# The request:
Please quote exactly the lines below from the line containing "Clone this chart in Apache ECharts." to the line containing "var groups = ['INSTI', 'PI', 'NNRTI', 'Without", both lines included, and nothing else.

— START —

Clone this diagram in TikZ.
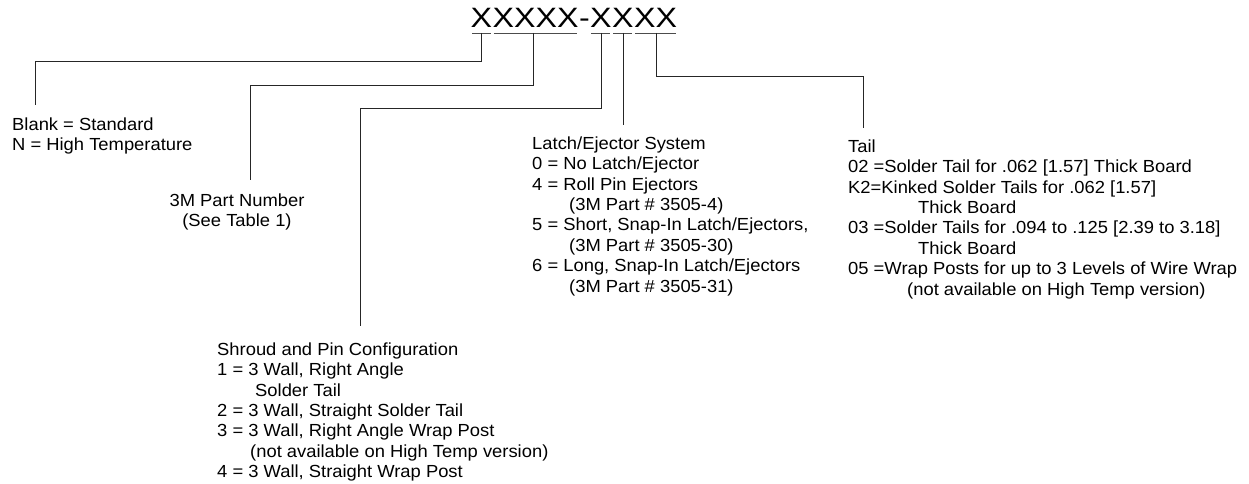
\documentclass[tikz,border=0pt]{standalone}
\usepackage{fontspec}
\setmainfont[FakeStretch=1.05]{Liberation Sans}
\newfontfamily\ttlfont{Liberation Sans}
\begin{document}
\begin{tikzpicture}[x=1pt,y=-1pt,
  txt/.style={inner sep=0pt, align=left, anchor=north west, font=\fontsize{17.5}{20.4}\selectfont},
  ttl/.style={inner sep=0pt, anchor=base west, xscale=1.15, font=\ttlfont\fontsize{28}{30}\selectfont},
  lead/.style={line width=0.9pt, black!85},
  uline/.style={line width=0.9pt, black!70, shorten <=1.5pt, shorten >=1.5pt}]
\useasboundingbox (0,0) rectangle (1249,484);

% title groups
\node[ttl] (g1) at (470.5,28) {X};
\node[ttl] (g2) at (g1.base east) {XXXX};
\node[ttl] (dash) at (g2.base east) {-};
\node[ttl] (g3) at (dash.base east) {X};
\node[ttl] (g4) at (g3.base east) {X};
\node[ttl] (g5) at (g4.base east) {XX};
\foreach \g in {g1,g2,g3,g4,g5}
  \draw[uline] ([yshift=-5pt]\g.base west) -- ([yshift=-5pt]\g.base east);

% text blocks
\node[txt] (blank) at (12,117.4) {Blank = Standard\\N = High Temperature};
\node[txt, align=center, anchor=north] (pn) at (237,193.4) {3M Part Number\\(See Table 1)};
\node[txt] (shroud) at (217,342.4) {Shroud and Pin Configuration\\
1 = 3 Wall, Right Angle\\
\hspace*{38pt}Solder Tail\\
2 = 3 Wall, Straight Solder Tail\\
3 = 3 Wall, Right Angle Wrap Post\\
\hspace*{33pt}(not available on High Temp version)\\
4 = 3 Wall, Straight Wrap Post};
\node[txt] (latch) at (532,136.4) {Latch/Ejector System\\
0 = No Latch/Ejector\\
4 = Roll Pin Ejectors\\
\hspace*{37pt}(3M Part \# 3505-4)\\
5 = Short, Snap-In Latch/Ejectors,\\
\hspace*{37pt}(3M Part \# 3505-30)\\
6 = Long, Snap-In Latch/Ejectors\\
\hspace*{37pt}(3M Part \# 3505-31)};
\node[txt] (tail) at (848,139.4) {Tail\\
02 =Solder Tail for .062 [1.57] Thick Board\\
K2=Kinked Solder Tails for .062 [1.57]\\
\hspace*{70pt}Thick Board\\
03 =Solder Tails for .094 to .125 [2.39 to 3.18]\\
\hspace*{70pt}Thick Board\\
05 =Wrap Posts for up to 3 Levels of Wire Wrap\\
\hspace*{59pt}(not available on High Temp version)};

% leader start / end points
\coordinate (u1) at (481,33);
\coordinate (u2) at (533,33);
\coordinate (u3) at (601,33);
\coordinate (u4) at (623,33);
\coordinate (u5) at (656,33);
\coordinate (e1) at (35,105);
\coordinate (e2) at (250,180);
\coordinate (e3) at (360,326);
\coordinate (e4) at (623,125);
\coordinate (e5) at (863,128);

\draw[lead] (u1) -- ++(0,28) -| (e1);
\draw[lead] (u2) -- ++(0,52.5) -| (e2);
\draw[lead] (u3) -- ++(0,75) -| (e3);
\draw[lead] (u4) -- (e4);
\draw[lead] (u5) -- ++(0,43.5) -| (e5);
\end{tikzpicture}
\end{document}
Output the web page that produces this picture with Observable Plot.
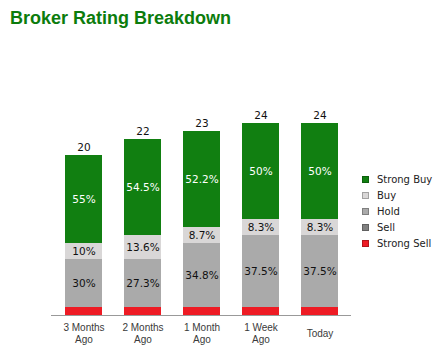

— END —
— START —

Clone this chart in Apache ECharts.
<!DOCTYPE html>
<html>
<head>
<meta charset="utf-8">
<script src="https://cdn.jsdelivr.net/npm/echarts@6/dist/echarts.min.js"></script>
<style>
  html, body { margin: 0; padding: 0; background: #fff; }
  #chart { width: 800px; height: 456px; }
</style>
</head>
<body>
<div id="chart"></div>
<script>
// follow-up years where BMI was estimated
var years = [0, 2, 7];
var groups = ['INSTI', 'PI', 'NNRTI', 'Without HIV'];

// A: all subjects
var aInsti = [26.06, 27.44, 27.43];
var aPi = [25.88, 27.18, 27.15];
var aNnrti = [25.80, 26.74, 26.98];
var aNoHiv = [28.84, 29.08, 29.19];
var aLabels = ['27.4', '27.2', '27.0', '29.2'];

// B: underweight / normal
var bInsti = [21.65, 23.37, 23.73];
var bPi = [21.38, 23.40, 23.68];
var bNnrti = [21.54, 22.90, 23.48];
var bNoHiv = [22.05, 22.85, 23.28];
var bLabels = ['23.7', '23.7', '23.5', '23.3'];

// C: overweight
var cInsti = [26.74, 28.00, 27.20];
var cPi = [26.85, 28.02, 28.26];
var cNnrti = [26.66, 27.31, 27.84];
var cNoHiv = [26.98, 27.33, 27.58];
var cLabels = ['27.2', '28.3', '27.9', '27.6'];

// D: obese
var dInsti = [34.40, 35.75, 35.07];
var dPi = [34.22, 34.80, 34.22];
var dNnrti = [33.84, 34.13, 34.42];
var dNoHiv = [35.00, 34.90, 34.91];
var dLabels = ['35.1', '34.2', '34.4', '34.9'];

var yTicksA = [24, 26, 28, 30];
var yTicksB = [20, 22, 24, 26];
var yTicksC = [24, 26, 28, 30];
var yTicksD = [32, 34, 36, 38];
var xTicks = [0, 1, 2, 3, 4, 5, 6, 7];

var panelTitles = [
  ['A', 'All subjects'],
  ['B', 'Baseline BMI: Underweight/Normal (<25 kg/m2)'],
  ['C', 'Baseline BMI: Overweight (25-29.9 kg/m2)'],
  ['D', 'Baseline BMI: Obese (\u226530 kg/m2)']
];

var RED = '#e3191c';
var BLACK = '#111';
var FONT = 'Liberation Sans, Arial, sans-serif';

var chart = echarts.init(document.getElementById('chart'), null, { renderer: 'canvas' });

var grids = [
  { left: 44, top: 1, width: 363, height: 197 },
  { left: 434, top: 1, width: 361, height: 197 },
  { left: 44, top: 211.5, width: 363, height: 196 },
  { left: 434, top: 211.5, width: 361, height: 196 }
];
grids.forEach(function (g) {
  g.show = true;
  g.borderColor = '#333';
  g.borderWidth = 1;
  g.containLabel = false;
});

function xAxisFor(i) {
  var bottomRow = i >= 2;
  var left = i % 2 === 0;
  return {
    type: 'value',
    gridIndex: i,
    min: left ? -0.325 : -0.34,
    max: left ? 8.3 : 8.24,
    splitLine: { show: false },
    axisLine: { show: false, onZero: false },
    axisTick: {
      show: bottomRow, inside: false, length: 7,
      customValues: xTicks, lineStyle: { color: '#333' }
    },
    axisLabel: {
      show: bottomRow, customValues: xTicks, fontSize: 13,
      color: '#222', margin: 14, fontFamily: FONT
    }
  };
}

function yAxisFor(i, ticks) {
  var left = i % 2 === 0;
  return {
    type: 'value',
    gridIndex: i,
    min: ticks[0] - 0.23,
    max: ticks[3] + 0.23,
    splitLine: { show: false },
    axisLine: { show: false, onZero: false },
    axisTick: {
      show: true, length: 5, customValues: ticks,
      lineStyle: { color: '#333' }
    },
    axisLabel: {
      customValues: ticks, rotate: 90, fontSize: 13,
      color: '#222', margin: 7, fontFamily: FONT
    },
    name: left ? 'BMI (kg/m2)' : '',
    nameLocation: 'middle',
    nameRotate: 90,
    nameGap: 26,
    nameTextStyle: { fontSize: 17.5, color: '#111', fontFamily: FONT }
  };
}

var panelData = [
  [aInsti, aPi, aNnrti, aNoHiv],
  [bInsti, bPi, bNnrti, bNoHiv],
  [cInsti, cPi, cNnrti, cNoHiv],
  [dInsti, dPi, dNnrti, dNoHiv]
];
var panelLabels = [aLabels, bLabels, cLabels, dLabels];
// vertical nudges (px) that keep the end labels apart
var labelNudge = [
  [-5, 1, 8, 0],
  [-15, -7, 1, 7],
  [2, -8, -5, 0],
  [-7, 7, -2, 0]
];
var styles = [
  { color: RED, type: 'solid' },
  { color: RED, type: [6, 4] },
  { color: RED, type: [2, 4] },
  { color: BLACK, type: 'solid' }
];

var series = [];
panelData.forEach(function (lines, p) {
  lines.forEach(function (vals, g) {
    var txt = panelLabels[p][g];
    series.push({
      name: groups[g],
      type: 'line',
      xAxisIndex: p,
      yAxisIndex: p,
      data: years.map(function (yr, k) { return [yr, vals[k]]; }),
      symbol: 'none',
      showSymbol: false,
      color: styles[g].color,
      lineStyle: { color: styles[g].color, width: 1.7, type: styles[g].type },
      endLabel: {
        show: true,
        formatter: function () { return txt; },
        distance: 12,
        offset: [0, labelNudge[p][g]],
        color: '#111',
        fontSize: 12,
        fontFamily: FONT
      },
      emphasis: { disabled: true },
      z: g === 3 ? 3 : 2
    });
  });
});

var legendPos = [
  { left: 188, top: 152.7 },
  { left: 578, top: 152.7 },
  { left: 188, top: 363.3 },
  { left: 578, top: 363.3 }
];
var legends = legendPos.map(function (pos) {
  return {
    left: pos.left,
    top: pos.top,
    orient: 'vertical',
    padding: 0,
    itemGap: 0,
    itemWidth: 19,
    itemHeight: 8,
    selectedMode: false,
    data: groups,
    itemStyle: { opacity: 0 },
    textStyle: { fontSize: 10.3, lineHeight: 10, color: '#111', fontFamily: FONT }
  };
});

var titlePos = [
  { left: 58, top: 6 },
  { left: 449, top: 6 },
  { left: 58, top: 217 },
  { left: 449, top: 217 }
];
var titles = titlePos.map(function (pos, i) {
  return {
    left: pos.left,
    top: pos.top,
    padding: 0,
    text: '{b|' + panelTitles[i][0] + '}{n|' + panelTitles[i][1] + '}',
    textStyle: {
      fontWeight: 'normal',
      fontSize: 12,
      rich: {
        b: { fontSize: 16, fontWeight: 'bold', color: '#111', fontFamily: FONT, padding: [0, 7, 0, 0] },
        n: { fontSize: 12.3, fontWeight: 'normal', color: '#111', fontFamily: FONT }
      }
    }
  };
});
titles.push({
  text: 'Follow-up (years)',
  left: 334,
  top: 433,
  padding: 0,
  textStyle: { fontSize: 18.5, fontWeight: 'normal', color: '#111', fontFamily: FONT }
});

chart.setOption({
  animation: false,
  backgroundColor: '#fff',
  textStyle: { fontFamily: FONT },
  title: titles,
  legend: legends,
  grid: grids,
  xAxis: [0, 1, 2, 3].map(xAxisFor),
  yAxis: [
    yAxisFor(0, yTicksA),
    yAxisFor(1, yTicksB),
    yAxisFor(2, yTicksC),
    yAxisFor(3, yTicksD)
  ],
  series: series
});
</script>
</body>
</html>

— END —
— START —

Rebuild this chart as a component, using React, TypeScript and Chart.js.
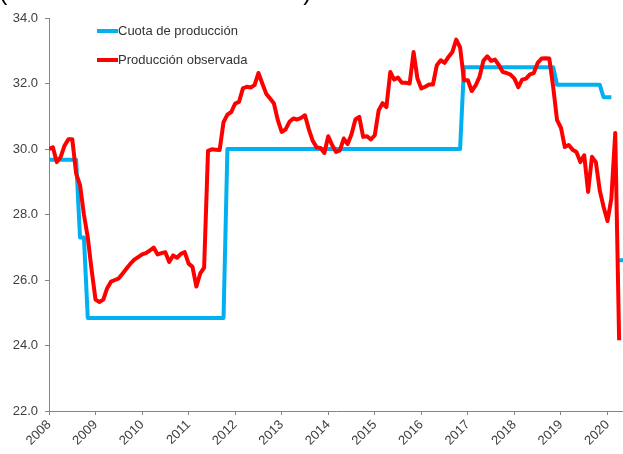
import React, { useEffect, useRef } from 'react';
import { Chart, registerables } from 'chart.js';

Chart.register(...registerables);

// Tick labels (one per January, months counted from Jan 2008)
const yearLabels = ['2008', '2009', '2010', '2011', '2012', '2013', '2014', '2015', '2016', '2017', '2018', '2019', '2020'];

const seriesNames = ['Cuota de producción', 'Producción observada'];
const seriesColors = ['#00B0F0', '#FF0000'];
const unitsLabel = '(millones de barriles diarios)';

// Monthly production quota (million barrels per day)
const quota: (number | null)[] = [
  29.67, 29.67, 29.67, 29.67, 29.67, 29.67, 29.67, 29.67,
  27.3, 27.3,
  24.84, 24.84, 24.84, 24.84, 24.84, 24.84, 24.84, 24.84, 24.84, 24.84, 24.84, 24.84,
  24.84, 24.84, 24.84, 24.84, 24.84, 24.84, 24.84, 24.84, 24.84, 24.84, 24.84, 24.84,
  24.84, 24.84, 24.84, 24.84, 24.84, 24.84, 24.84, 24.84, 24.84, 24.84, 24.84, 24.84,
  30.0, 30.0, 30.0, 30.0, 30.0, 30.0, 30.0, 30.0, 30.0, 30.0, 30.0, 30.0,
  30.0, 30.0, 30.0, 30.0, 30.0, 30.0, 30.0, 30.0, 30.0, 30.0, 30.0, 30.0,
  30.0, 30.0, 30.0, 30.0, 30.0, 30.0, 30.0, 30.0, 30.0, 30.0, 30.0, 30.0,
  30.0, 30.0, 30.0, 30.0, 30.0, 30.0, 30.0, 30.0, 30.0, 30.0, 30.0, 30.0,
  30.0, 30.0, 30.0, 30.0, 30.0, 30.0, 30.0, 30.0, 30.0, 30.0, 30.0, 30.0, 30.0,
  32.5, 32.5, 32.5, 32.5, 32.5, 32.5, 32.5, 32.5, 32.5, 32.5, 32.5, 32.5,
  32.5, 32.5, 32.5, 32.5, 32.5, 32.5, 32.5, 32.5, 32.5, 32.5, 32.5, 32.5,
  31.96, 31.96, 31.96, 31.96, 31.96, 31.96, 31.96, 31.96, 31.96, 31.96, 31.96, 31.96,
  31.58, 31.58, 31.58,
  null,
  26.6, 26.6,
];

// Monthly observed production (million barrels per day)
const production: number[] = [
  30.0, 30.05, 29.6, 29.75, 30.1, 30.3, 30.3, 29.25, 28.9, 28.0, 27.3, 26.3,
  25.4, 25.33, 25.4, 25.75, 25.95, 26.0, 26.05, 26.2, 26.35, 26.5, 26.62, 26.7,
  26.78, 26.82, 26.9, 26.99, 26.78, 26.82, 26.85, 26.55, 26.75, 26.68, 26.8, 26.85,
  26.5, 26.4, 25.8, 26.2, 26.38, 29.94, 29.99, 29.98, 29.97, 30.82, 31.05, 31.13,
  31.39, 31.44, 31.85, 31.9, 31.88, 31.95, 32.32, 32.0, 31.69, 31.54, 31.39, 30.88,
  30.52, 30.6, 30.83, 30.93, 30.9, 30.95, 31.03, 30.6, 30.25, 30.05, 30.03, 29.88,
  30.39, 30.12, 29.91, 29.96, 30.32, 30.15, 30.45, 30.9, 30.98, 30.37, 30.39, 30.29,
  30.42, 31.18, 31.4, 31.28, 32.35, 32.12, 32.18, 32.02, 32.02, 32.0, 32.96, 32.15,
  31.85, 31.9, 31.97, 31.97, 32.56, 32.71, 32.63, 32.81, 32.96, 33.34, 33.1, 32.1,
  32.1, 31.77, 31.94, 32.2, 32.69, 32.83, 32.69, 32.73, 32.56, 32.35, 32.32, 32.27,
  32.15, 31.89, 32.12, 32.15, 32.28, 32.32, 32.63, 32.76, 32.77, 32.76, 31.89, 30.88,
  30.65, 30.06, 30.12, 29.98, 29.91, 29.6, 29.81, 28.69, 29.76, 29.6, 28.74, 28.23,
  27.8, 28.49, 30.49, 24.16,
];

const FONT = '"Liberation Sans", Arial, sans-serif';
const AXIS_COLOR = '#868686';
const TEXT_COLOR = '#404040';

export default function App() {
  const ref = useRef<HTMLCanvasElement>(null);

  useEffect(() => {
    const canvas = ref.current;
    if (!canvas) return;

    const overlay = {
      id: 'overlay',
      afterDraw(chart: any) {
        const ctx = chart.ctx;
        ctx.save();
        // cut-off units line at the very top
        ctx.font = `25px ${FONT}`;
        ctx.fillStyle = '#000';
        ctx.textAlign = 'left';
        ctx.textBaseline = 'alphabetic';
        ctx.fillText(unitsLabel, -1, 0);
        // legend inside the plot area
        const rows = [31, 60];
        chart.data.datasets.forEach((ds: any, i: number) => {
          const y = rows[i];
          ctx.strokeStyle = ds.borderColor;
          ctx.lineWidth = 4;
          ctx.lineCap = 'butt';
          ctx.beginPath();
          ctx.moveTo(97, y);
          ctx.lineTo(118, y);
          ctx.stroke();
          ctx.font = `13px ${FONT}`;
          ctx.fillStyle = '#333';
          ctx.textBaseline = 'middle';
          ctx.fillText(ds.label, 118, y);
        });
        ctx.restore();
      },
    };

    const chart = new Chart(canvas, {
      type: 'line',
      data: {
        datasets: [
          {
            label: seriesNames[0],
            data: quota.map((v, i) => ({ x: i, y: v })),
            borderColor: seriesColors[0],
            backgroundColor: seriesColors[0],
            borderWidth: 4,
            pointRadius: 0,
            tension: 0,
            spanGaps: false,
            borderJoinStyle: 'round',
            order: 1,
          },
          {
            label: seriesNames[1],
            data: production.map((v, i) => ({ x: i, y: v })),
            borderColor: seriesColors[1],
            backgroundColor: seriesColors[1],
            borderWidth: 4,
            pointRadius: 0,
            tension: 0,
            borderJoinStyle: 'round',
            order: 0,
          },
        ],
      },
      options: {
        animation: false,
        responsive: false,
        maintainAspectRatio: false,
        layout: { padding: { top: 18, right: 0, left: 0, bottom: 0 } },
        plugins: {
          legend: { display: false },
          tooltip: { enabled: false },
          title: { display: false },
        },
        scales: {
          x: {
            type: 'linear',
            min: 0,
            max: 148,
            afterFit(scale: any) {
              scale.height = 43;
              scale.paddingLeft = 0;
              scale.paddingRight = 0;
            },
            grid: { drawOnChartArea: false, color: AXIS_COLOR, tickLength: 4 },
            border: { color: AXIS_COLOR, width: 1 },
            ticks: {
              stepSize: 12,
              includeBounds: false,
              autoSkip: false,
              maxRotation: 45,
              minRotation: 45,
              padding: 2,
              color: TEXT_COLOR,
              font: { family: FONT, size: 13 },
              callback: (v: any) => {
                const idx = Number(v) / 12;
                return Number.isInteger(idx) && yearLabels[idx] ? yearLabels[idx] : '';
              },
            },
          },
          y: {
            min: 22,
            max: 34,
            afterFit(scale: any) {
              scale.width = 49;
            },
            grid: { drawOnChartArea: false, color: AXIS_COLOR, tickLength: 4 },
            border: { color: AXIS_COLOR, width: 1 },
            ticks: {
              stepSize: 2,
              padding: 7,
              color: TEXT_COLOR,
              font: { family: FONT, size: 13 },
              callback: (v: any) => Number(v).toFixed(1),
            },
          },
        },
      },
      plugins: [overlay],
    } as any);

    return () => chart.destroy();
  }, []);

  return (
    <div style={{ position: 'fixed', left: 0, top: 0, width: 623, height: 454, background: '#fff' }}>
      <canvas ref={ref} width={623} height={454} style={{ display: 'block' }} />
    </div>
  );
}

— END —

# Full response:
Clone this chart in Apache ECharts.
<!DOCTYPE html>
<html>
<head>
<meta charset="utf-8">
<script src="https://cdn.jsdelivr.net/npm/echarts@6/dist/echarts.min.js"></script>
<style>
  html, body { margin: 0; padding: 0; background: #fff; }
  #chart { width: 800px; height: 456px; }
</style>
</head>
<body>
<div id="chart"></div>
<script>
// follow-up years where BMI was estimated
var years = [0, 2, 7];
var groups = ['INSTI', 'PI', 'NNRTI', 'Without HIV'];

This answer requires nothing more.